Eight to ten students participate each year, with prioritization of students from under-represented groups. The broader outcomes of these field and laboratory experiences serve to: 1) introduce geoscience principles, systems thinking and skill development at the onset of student university experiences; 2) increase student retention and success in non-geoscience degree programs that serve as pathways into geoscience fields; 3) foster strong cohort identification, and 4) apply knowledge and skills gained by students in this project to enhance their future work experiences, education goals and career objectives. At the same time, real scientific needs are met as students learn to monitor watersheds and gather and analyze essential hydrologic data about the watershed system. Their work generates new knowledge about watershed systems, creates geospatial maps of system relationships and case histories that track hydrologic events from the time of precipitation in the watershed to the time of sediment deposition in the lake basin.

Participating students enroll into a newly created introductory problem-based course that develops critical thinking about hydrology and water resources. Throughout the students’ first academic year we engage them in extracurricular field- and lab-based research that spans the major components of watershed systems, including atmospheric deposition, surface runoff and lake basins.

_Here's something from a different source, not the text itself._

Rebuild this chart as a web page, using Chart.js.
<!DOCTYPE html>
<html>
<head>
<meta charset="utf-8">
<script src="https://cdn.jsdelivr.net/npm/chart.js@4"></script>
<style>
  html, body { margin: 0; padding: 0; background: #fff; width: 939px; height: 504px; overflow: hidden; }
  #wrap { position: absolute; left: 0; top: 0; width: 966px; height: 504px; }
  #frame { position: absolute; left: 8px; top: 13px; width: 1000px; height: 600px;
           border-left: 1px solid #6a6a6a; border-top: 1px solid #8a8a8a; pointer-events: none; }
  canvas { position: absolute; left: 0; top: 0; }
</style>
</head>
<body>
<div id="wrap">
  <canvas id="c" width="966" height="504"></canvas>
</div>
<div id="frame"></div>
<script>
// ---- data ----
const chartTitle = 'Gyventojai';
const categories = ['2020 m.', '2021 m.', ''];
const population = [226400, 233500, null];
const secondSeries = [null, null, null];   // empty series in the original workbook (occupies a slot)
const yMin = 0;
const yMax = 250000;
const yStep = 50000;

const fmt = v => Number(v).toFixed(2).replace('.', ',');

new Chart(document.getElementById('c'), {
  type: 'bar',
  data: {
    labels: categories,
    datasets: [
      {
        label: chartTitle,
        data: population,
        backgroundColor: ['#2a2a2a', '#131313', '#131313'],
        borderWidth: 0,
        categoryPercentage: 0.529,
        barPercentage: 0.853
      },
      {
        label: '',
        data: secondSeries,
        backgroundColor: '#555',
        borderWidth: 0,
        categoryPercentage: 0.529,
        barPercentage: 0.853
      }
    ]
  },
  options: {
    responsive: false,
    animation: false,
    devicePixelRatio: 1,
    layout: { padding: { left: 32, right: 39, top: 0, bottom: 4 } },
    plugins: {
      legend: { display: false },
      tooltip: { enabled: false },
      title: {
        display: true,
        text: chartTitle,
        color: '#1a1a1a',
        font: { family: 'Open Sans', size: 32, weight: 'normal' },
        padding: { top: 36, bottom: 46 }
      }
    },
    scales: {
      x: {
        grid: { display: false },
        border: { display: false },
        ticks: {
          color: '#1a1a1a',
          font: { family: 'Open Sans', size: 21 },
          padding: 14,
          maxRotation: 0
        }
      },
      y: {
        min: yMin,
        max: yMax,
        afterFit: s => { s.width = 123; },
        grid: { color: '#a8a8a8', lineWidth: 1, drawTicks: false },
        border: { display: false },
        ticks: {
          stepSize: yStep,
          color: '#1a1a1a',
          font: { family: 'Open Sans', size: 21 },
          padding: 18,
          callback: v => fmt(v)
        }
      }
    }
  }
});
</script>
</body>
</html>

These experiences feature high level integrative skills such as experimental research design, building and use of environmental sensors, assessment of scientific results, data analysis and visualization, interdisciplinary teamwork and science communication and specific training in hydrology and watershed systems. During their rising-sophomore summer, participating students enter into pre-arranged internships that leverage their newly acquired academic and extracurricular training. Alumni of this first-year experience are recruited to mentor and help train subsequent, new participants, as an independent study elective available in both Environmental Science and Atmospheric Science degree programs. The internships provide participants with early work experiences that utilize their applied knowledge and prepare them for continued work on interdisciplinary hydrology projects.